Mohamed ElBaradei is not the only Nobel Prize winner who has entered Cairo's political fray. While he is the more prominent of the Nobelists involved, ElBaradei has company Ahmed Zewail, 64, an Egyptian-American professor at the California Institute of Technology. Zewail was the recipient of the Nobel Prize for chemistry in 1999 and was President Barack Obama's special envoy for science to the Middle East.
He arrived in the country of his birth earlier in the week, and has already met with newly appointed vice president Omar Suleiman ("we listened to each other," Zewail said at a press conference on Sunday). Zewail has also conferred with Sheikh Ahmad Tayeb, the head of the influential Al Azhar Sunni religious institution as well as Arab League Secretary General Amr Moussa, who is emerging as a potential alternative to President Hosni Mubarak. Zewail also spent several days in Tahrir Square to gauge the sentiment of the youth leaders who have brought Hosni Mubarak's almost 30-year reign to the brink of collapse.
"I am optimistic," Zewail said on Sunday at his first press conference since returning to Egypt. He has volunteered his time and his standing to help break the deadlock between anti-government protesters adamant that Mubarak must relinquish power now, and a regime demanding a months-long transition. He outlined a five-point plan that he is confident will help break the deadlock. It entails forming a "council of wise men and women" to oversee the process of amending the constitution; revoking Mubarak's emergency rule; freeing political prisoners; holding free and fair elections; and allowing press freedom.
Like ElBaradei, Zewail, a mild-mannered mustachioed scientist, has been suggested as a possible presidential candidate, but unlike ElBaradei, it's a mantle he rejects. "Trust me, there are a number of Egyptians who are qualified that you don't even know about," he said. He cautioned against outside, specifically American, interference in the political crisis, saying that the change "must be done by Egyptians because the problems are Egyptian problems."
More diplomatic than the retired diplomat ElBaradei, Zewail appeared to step back from his demand, outlined in a New York Times op-ed piece this week, that Mubarak step down immediately, a key point ElBaradei has been pressing. "Your culture is different from this culture," Zewail said Sunday. Still, he said he was confident that if "clear evidence" could be provided to the youth in Tahrir Square that the political system is being reformed, "a lot of young people will let [Mubarak] serve out his term."
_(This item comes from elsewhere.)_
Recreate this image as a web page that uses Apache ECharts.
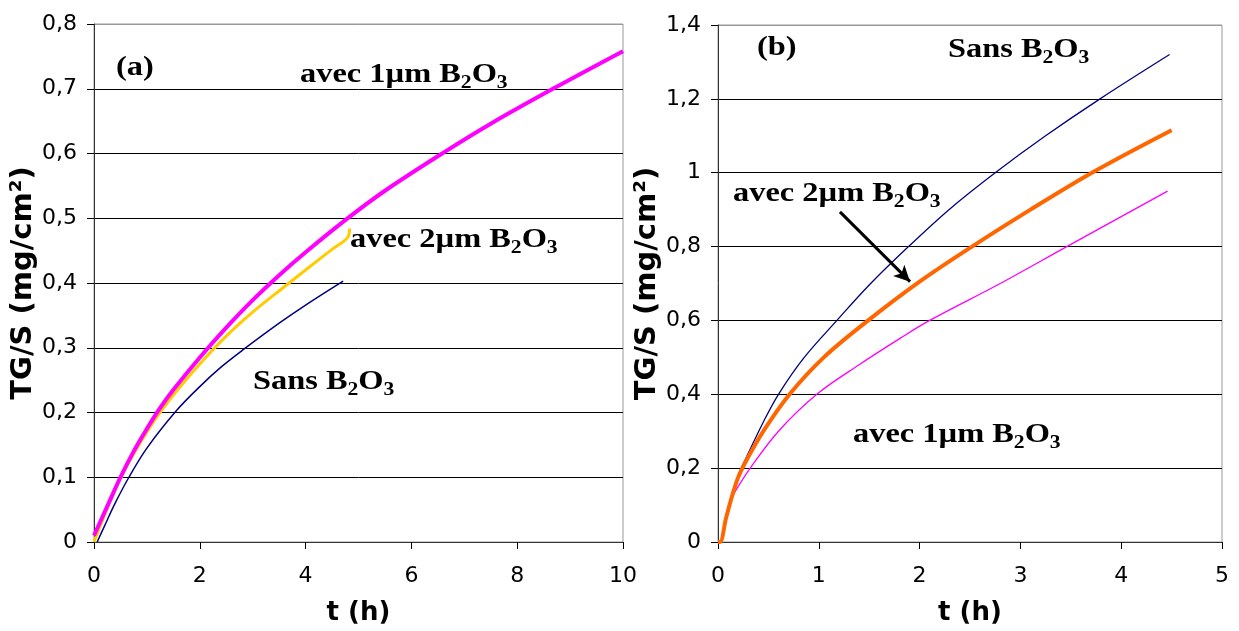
<!DOCTYPE html>
<html>
<head>
<meta charset="utf-8">
<script src="https://cdn.jsdelivr.net/npm/echarts@6/dist/echarts.min.js"></script>
<style>html,body{margin:0;padding:0;background:#fff;}#c{width:1239px;height:631px;}</style>
</head>
<body>
<div id="c"></div>
<script>
// ---- Panel (a) data: [t (h), TG/S (mg/cm²)]
const aAvec1um = [[0,0.01],[0.25,0.055],[0.5,0.1],[0.75,0.14],[1,0.175],[1.25,0.207],[1.5,0.235],[2,0.285],[2.5,0.331],[3,0.3735],[3.5,0.412],[4,0.4475],[4.78,0.499],[5.5,0.5425],[6.6,0.601],[7.5,0.646],[8.7,0.701],[10,0.758]];
const aAvec2um = [[0,0],[0.25,0.052],[0.5,0.098],[0.75,0.136],[1,0.17],[1.25,0.2],[1.5,0.227],[2,0.275],[2.5,0.318],[3,0.355],[3.58,0.393],[4,0.42],[4.5,0.452],[4.8,0.471],[4.83,0.484]];
const aSans = [[0.06,0],[0.2,0.025],[0.4,0.06],[0.66,0.1],[1,0.145],[1.56,0.203],[2,0.24],[2.4,0.27],[2.82,0.297],[3.5,0.338],[4,0.366],[4.71,0.403]];
// ---- Panel (b) data
const bSans = [[0,0],[0.02,0],[0.08,0.065],[0.14,0.13],[0.2,0.18],[0.3,0.24],[0.45,0.325],[0.6,0.4],[0.85,0.498],[1.18,0.6],[1.5,0.696],[1.89,0.8],[2.3,0.902],[2.75,1.0],[3.25,1.1],[3.79,1.2],[4.48,1.32]];
const bAvec2um = [[0,0],[0.02,0],[0.08,0.065],[0.14,0.125],[0.2,0.175],[0.28,0.22],[0.45,0.3],[0.71,0.4],[1.05,0.5],[1.49,0.6],[2.0,0.705],[2.52,0.8],[3.1,0.9],[3.71,1.0],[4.5,1.115]];
const bAvec1um = [[0,0],[0.02,0],[0.08,0.065],[0.13,0.115],[0.2,0.15],[0.32,0.2],[0.6,0.3],[0.98,0.4],[1.4,0.48],[1.81,0.552],[2.1,0.6],[2.8,0.7],[3.46,0.8],[4.46,0.95]];
const arrowFrom = [1.21, 0.894];
const arrowTo = [1.905, 0.705];
// ---- axis settings
const aX = {min:0, max:10, interval:2};
const aY = {min:0, max:0.8, interval:0.1};
const bX = {min:0, max:5, interval:1};
const bY = {min:0, max:1.4, interval:0.2};
const xName = 't (h)';
const yName = 'TG/S (mg/cm²)';

const fmt = v => String(+v.toFixed(2)).replace('.', ',');
const labelStyle = {fontFamily:'DejaVu Sans', fontSize:22, color:'#000'};
const nameStyle = {fontFamily:'DejaVu Sans', fontSize:26, fontWeight:'bold', color:'#000'};
const yNameStyle = {fontFamily:'DejaVu Sans', fontSize:29, fontWeight:'bold', color:'#000'};

function xAxis(grid, s){
  return {type:'value', gridIndex:grid, min:s.min, max:s.max, interval:s.interval,
    name:xName, nameLocation:'middle', nameGap:58, nameTextStyle:nameStyle,
    axisLine:{show:true, onZero:false, lineStyle:{color:'#333', width:1}},
    axisTick:{show:true, inside:false, length:7, lineStyle:{color:'#000'}},
    axisLabel:{...labelStyle, margin:23, formatter:fmt},
    splitLine:{show:false}};
}
function yAxis(grid, s, n, gap){
  const cols = [];
  for (let i=0;i<n;i++) cols.push(i===n-1 ? '#999' : '#000');
  return {type:'value', gridIndex:grid, min:s.min, max:s.max, interval:s.interval,
    name:yName, nameLocation:'middle', nameRotate:90, nameGap:gap, nameTextStyle:yNameStyle,
    axisLine:{show:true, onZero:false, lineStyle:{color:'#333', width:1}},
    axisTick:{show:true, inside:false, length:7, lineStyle:{color:'#000'}},
    axisLabel:{...labelStyle, margin:17, formatter:fmt},
    splitLine:{show:true, lineStyle:{color:cols, width:1}}};
}
function line(name, data, color, width, xi, yi, extra){
  return Object.assign({type:'line', name, data, xAxisIndex:xi, yAxisIndex:yi, smooth:0.35,
    showSymbol:false, symbol:'none', lineStyle:{color, width}, itemStyle:{color}, z:3, animation:false}, extra||{});
}

const serif = 'Liberation Serif';
const rich = {
  m:{fontFamily:serif, fontSize:27, fontWeight:'bold', color:'#000', lineHeight:30, verticalAlign:'top'},
  s:{fontFamily:serif, fontSize:18, fontWeight:'bold', color:'#000', lineHeight:18, verticalAlign:'bottom'}
};
function lbl(text, x, y){
  return {type:'text', x:x, y:y, scaleX:1.2, scaleY:1, z:10, style:{text, rich, font:'bold 27px '+serif}};
}

const chart = echarts.init(document.getElementById('c'), null, {renderer:'canvas'});
chart.setOption({
  animation:false,
  backgroundColor:'#fff',
  grid:[
    {left:94, top:24, width:529, height:518, show:true, borderColor:'#999', borderWidth:1, backgroundColor:'#fff'},
    {left:718, top:25, width:504, height:520, show:true, borderColor:'#999', borderWidth:1, backgroundColor:'#fff'}
  ],
  xAxis:[xAxis(0,aX), xAxis(1,bX)],
  yAxis:[yAxis(0,aY,9,56), yAxis(1,bY,8,55)],
  series:[
    line('Sans B2O3 (a)', aSans, '#000080', 1.5, 0, 0),
    line('avec 2µm B2O3 (a)', aAvec2um, '#FFCC00', 3, 0, 0),
    line('avec 1µm B2O3 (a)', aAvec1um, '#FF00FF', 4, 0, 0),
    line('Sans B2O3 (b)', bSans, '#000080', 1.3, 1, 1),
    line('avec 1µm B2O3 (b)', bAvec1um, '#FF00FF', 1.3, 1, 1),
    line('avec 2µm B2O3 (b)', bAvec2um, '#FF6600', 4, 1, 1, {
      markLine:{silent:true, symbol:['none','arrow'], symbolSize:[12,16], label:{show:false},
        lineStyle:{color:'#000', width:3, type:'solid'},
        data:[[{coord:arrowFrom},{coord:arrowTo}]]}
    })
  ],
  graphic:[
    lbl('{m|(a)}', 116, 55),
    lbl('{m|avec 1µm B}{s|2}{m|O}{s|3}', 300, 62),
    lbl('{m|avec 2µm B}{s|2}{m|O}{s|3}', 350, 227),
    lbl('{m|Sans B}{s|2}{m|O}{s|3}', 253, 369),
    lbl('{m|(b)}', 757, 35),
    lbl('{m|Sans B}{s|2}{m|O}{s|3}', 948, 37),
    lbl('{m|avec 2µm B}{s|2}{m|O}{s|3}', 733, 181),
    lbl('{m|avec 1µm B}{s|2}{m|O}{s|3}', 853, 422)
  ]
});
</script>
</body>
</html>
That, however, is the key sticking point between the two sides. Senior Muslim Brotherhood leader Mohammed Mursi, who held unprecedented talks with Suleiman on Sunday, told al-Jazeera that the vice president was insisting that Mubarak serve out his term. But Mursi said that doesn't mean the talks are over. "This is just the beginning of dialogue, and we are with the people's demand that Mubarak step down."
Zewail said that Mubarak has the historic opportunity to become "the first president of the largest Arab country in the Middle East to hand over power to another leader." But it remains to be seen if the 82-year-old views his predicament as an opportunity. It also remains to be seen if Zewail has the pull to persuade the various sides to reach a compromise. If ElBaradei is considered a parachutist by some Egyptians, dropping into Cairo from his Viennese domicile to assume the mantle of opposition leader, Zewail is perhaps even more of an unlikely politician. But then again, he's not overtly maneuvering for a place in the Presidential Palace or the Cabinet. PBS's Margaret Warner, who interviewed Zewail recently, said that it was "like sitting in public with Bono and Einstein combined," given the number of well-wishers who greeted the sprightly scientist during her interview.
For now, Zewail is concentrating on his unofficial role as mediator. "We just need to get out of this serious problem for Egypt," he said. "I speak only as an Egyptian who is concerned about what is going on in his mother country."